In December, U.S. District Judge Marilyn Hall Patel said it was. Last week, the Thomas More Law Center filed a brief with the U. S. Ninth Circuit Court of Appeals on behalf of the Catholic League for Religious and Civil Rights and two Catholic residents of San Francisco appealing Patel’s ruling.

The 2006 resolution, which called on the archbishop to “defy” the Church’s teachings and described Cardinal William Levada, head of the Congregation for the Doctrine of the Faith, as “unqualified” to lead, was a reaction to the Church’s opposition to adoptions by homosexual couples.

Judge Patel, appointed to the federal bench in 1980 by President Jimmy Carter and former counsel for the National Organization for Women, ruled that the Board of Supervisors’ resolution urging the Catholic archbishop of San Francisco to ignore his Church’s teachings, did not violate the Establishment Clause of the U.S. Constitution. The Establishment Clause, found in the First Amendment, prohibits the government from interfering with the free practice of religion – or favoring one religion over another.

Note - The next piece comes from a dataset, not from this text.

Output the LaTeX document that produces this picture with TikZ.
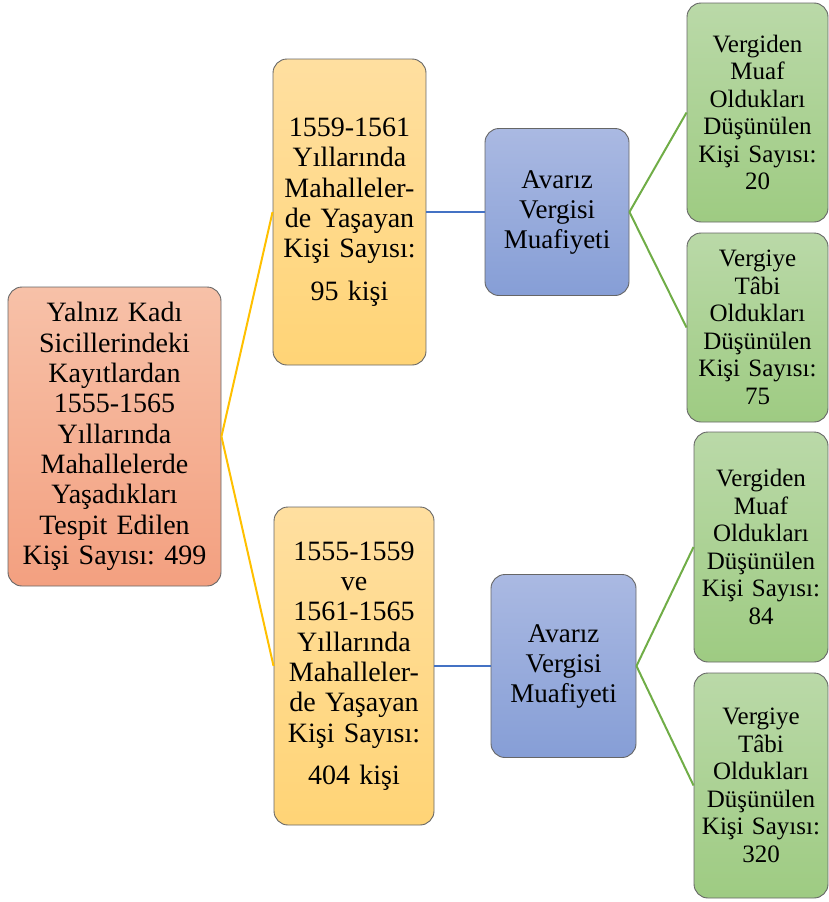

The Thomas More Law Center says the Supervisors’ resolution sends a clear message that Catholics are not welcome as members of the San Francisco political community.

This is one of the most egregious examples of state-sponsored religion bashing and it gets a full endorsement from a Carter appointed Judge. The mainstream media's reaction to this outrage? Chirping crickets.